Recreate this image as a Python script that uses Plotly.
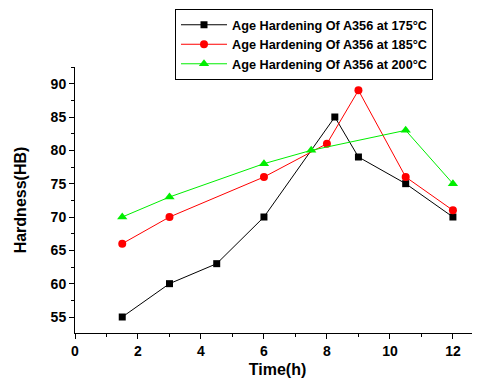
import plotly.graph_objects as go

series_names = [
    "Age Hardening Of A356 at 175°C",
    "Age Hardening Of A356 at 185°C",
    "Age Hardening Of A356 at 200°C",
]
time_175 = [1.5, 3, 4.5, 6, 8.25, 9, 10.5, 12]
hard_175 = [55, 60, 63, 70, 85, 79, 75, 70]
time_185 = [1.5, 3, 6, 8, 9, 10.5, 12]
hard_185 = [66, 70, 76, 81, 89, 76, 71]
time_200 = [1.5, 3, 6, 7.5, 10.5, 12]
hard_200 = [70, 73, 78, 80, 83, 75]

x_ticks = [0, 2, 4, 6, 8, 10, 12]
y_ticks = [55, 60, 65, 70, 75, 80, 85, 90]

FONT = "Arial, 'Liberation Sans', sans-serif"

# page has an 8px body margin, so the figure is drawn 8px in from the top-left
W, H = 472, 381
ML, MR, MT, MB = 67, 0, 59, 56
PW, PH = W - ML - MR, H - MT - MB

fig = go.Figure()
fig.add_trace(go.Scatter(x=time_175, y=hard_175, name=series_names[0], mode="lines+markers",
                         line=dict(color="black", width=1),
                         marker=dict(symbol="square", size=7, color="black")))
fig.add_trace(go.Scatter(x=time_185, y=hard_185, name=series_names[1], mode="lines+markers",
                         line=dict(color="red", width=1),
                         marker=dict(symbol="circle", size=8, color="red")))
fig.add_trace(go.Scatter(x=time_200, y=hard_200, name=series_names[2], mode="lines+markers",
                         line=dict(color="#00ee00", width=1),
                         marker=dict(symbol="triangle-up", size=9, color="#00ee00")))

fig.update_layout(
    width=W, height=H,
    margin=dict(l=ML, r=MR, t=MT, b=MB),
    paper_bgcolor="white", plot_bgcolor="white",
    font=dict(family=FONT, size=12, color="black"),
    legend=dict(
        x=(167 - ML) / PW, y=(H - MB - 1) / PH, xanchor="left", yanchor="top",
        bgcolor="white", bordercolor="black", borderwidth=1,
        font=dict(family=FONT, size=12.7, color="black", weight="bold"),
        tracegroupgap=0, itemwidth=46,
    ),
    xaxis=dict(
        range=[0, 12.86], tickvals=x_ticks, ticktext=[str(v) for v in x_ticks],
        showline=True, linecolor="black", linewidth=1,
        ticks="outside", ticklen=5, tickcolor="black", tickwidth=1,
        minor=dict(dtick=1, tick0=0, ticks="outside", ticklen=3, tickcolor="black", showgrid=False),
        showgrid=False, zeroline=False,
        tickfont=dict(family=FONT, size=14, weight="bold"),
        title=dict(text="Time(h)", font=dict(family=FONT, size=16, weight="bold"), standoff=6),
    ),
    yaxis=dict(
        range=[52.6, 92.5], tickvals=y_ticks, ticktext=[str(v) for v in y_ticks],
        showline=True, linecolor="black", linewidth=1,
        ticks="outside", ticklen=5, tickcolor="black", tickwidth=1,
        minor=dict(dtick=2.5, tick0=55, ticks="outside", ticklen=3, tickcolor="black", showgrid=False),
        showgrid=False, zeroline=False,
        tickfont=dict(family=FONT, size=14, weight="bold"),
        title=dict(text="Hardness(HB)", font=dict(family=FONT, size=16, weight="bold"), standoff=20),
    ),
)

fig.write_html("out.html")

-=-=-

Please take the lines from the beginning of the data above through the line holding "import plotly.graph_objects as go" and transcribe them exactly, without any pictures.

Task solution ->
Recreate this image as a Python script that uses Plotly.
import plotly.graph_objects as go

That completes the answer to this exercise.